Wednesday, October 6, 2010

Anak Pondokan

Suara yang menggema pelan diiringi terbenamnya mentari di ujung dunia sebelah barat. Sebuah suasana romantis kami, para pencari Tuhan, dengan sebuah alam kesibukan yang mengasyikkan. Suatu kesempatam emas kami sebagai anak kampung yang sukanya pada hal yang diajarkan orang sepuh untuk kemudian sulit mengulangi kesempatan berharga kami lagi di masa depan.

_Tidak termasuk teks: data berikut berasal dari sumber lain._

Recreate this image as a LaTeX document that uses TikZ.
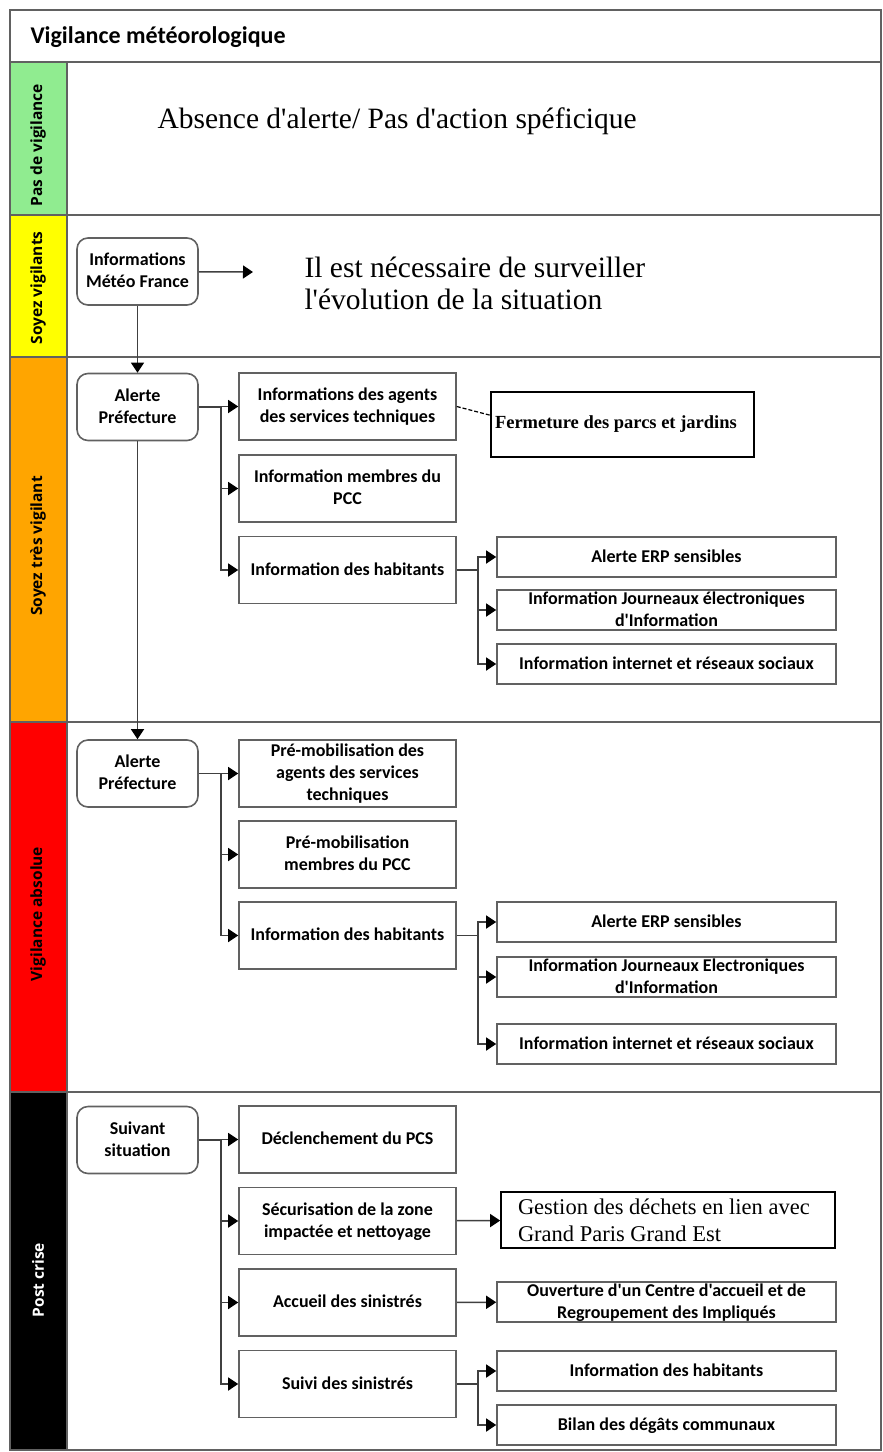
\documentclass[tikz,border=0pt]{standalone}
\usepackage{fontspec}
\newfontfamily\timesfont{Liberation Serif}
\newfontfamily\calib{Carlito}
\newfontfamily\lanefont{Open Sans}
\usetikzlibrary{arrows.meta}
\definecolor{vgreen}{RGB}{144,236,144}
\definecolor{vyellow}{RGB}{255,255,0}
\definecolor{vorange}{RGB}{255,165,0}
\definecolor{vred}{RGB}{255,0,0}
\newcommand\boxtext[1]{\raisebox{-5pt}[0pt][0pt]{\begin{tabular}{@{}c@{}}#1\end{tabular}}}

\begin{document}
\begin{tikzpicture}[x=1pt,y=-1pt,
	lane/.style={draw=black!62, line width=2.2pt},
	lanelabel/.style={rotate=90, font=\lanefont\bfseries\fontsize{15.5}{18}\selectfont},
	stepbox/.style={draw=black!62, line width=1.6pt, minimum width=217pt, minimum height=67pt, font=\calib\bfseries\fontsize{18}{22}\selectfont},
	subbox/.style={stepbox, minimum width=339pt, minimum height=40pt},
	roundbox/.style={stepbox, rounded corners=11pt, minimum width=121pt},
	note/.style={draw=black, line width=1.6pt, align=flush left},
	conn/.style={draw=black!75, line width=1.5pt, -{Triangle[length=10pt,width=13pt,color=black]}}]
			%%%%% START %%%%%
			\useasboundingbox (0,0) rectangle (883,1452);
			
			\fill[vgreen] (10,62) rectangle (67,215);
			\fill[vyellow] (10,215) rectangle (67,357);
			\fill[vorange] (10,357) rectangle (67,722);
			\fill[vred] (10,722) rectangle (67,1092);
			\fill[black] (10,1092) rectangle (67,1450);
			
			\draw[lane] (10,10) rectangle (881,1450);
			\draw[lane] (10,62) -- (881,62);
			\draw[lane] (10,215) -- (881,215);
			\draw[lane] (10,357) -- (881,357);
			\draw[lane] (10,722) -- (881,722);
			\draw[lane] (10,1092) -- (881,1092);
			\draw[lane] (67,62) -- (67,1450);
			
			\node[anchor=west, font=\calib\bfseries\fontsize{24}{28}\selectfont] (titre) at (27,37) {Vigilance météorologique};
			
			\node[lanelabel] (pasvig) at (38,145) {Pas de vigilance};
			\node[lanelabel] (vig) at (38,288) {Soyez vigilants};
			\node[lanelabel] (tresvig) at (38,546) {Soyez très vigilant};
			\node[lanelabel] (absolue) at (38,914) {Vigilance absolue};
			\node[lanelabel, text=white] (postcrise) at (38,1280) {Post crise};
			
			%%%%% PAS DE VIGILANCE / SOYEZ VIGILANTS %%%%%
			\node[anchor=west, font=\timesfont\fontsize{29.5}{33}\selectfont] (absence) at (154,121) {Absence d'alerte/ Pas d'action spéficique};
			
			\node[roundbox] (meteo) at (137.5,271.5) {\boxtext{Informations\\Météo France}};
			\coordinate (meteofin) at (253,272);
			\draw[conn] (meteo) -- (meteofin);
			\node[anchor=west, align=flush left, font=\timesfont\fontsize{29.5}{32}\selectfont] (surveiller) at (301,283) {Il est nécessaire de surveiller\\l'évolution de la situation};
			
			%%%%% SOYEZ TRES VIGILANT %%%%%
			\node[roundbox] (alerteA) at (137.5,407) {\boxtext{Alerte\\Préfecture}};
			\draw[conn] (meteo) -- (alerteA);
			
			\node[stepbox] (agentsA) at (347.5,406.5) {\boxtext{Informations des agents\\des services techniques}};
			\node[stepbox] (pccA) at (347.5,488.5) {\boxtext{Information membres du\\PCC}};
			\node[stepbox] (habA) at (347.5,570) {\boxtext{Information des habitants}};
			\draw[conn] (alerteA.east) -- ++(22,0) |- (agentsA);
			\draw[conn] (alerteA.east) -- ++(22,0) |- (pccA);
			\draw[conn] (alerteA.east) -- ++(22,0) |- (habA);
			
			\node[note, inner sep=4pt, text width=255pt, minimum height=65pt, font=\timesfont\bfseries\fontsize{18.5}{22}\selectfont] (parcs) at (622.5,424.5) {Fermeture des parcs et jardins};
			\draw[black, line width=1.2pt, dash pattern=on 4pt off 2pt] (agentsA.east) -- (parcs.176);
			
			\node[subbox] (erpA) at (666.5,557) {\boxtext{Alerte ERP sensibles}};
			\node[subbox] (journauxA) at (666.5,610) {\boxtext{Information Journeaux électroniques\\d'Information}};
			\node[subbox] (reseauxA) at (666.5,664) {\boxtext{Information internet et réseaux sociaux}};
			\draw[conn] (habA.east) -- ++(21,0) |- (erpA);
			\draw[conn] (habA.east) -- ++(21,0) |- (journauxA);
			\draw[conn] (habA.east) -- ++(21,0) |- (reseauxA);
			
			%%%%% VIGILANCE ABSOLUE %%%%%
			\node[roundbox] (alerteB) at (137.5,773.5) {\boxtext{Alerte\\Préfecture}};
			\draw[conn] (alerteA) -- (alerteB);
			
			\node[stepbox] (agentsB) at (347.5,773.5) {\boxtext{Pré-mobilisation des\\agents des services\\techniques}};
			\node[stepbox] (pccB) at (347.5,854.5) {\boxtext{Pré-mobilisation\\membres du PCC}};
			\node[stepbox] (habB) at (347.5,935.5) {\boxtext{Information des habitants}};
			\draw[conn] (alerteB.east) -- ++(22,0) |- (agentsB);
			\draw[conn] (alerteB.east) -- ++(22,0) |- (pccB);
			\draw[conn] (alerteB.east) -- ++(22,0) |- (habB);
			
			\node[subbox] (erpB) at (666.5,922) {\boxtext{Alerte ERP sensibles}};
			\node[subbox] (journauxB) at (666.5,977) {\boxtext{Information Journeaux Electroniques\\d'Information}};
			\node[subbox] (reseauxB) at (666.5,1044) {\boxtext{Information internet et réseaux sociaux}};
			\draw[conn] (habB.east) -- ++(21,0) |- (erpB);
			\draw[conn] (habB.east) -- ++(21,0) |- (journauxB);
			\draw[conn] (habB.east) -- ++(21,0) |- (reseauxB);
			
			%%%%% POST CRISE %%%%%
			\node[roundbox] (suivant) at (137.5,1140) {\boxtext{Suivant\\situation}};
			
			\node[stepbox] (pcs) at (347.5,1139.5) {\boxtext{Déclenchement du PCS}};
			\node[stepbox] (zone) at (347.5,1221) {\boxtext{Sécurisation de la zone\\impactée et nettoyage}};
			\node[stepbox] (accueil) at (347.5,1302.5) {\boxtext{Accueil des sinistrés}};
			\node[stepbox] (suivi) at (347.5,1384) {\boxtext{Suivi des sinistrés}};
			\draw[conn] (suivant.east) -- ++(22,0) |- (pcs);
			\draw[conn] (suivant.east) -- ++(22,0) |- (zone);
			\draw[conn] (suivant.east) -- ++(22,0) |- (accueil);
			\draw[conn] (suivant.east) -- ++(22,0) |- (suivi);
			
			\node[note, inner xsep=17pt, inner ysep=3pt, text width=300pt, minimum height=56pt, font=\timesfont\fontsize{22.5}{27}\selectfont] (dechets) at (668,1220) {Gestion des déchets en lien avec\\Grand Paris Grand Est};
			\draw[conn] (zone) -- (dechets);
			
			\node[subbox] (ouverture) at (666.5,1302) {\boxtext{Ouverture d'un Centre d'accueil et de\\Regroupement des Impliqués}};
			\draw[conn] (accueil) -- (ouverture);
			
			\node[subbox] (infohab) at (666.5,1371) {\boxtext{Information des habitants}};
			\node[subbox] (bilan) at (666.5,1425) {\boxtext{Bilan des dégâts communaux}};
			\draw[conn] (suivi.east) -- ++(21,0) |- (infohab);
			\draw[conn] (suivi.east) -- ++(21,0) |- (bilan);
			%%%%% END %%%%%
\end{tikzpicture}
\end{document}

Mega yang menggulung kemerahan pekat di ufuk barat menghiasi langkah kami untuk menuju sebuah bangunan yang dibanggakan orang sepuh di dusun kami. Sebuah langgar ciut yang berisikan puluhan anak-anak yang mengeksploitasi ilmu agama di Langgar Al Mujahiddin. Semangat anak-anak masa lampau yang sulit dilakukan kami di masa kini.
Sarung berjubel kumuh masih saja benggembol di perut kami, baju lusuh setelah dipakai sekolah pun masih dipakai mengaji. Peci hitam peninggalan orang sepuh kami slalu menempel di kepala ketika maghrib berkumandang. Berbekal satu buku dan satu kitab.
Kami merasakan Semangat 45 bila Pak Kyai telah rawuh. Berderet di paling depan sendiri. Ramai pun kami ditegur oleh senior kami. Bandel kami pun sering kali membuat para senior kesal. Tapi kami bukanlah biangkerok yang membuat suasana keruh saat sholat dilaksanakan.
Sejalan waktu bergilir dan terus saja menggerus zaman.
Terdengar suara merdu dari mulut anak-anak zaman lampau ini, "Bada'tu bibismillah....." ila akhir. Berandai kami memasuki beberapa abad lampau dimana lampu belum ditemukan. Suasana romantis kami, para pencari Tuhan. Setelah mukhafadhoh dilanjutkan nadhoman setiap kelas, terdengar lagi suara keras yang menggelitik namun asyik, "Fa'ala yaf'ulu fa'lan wamaf'alan..." ila akhir.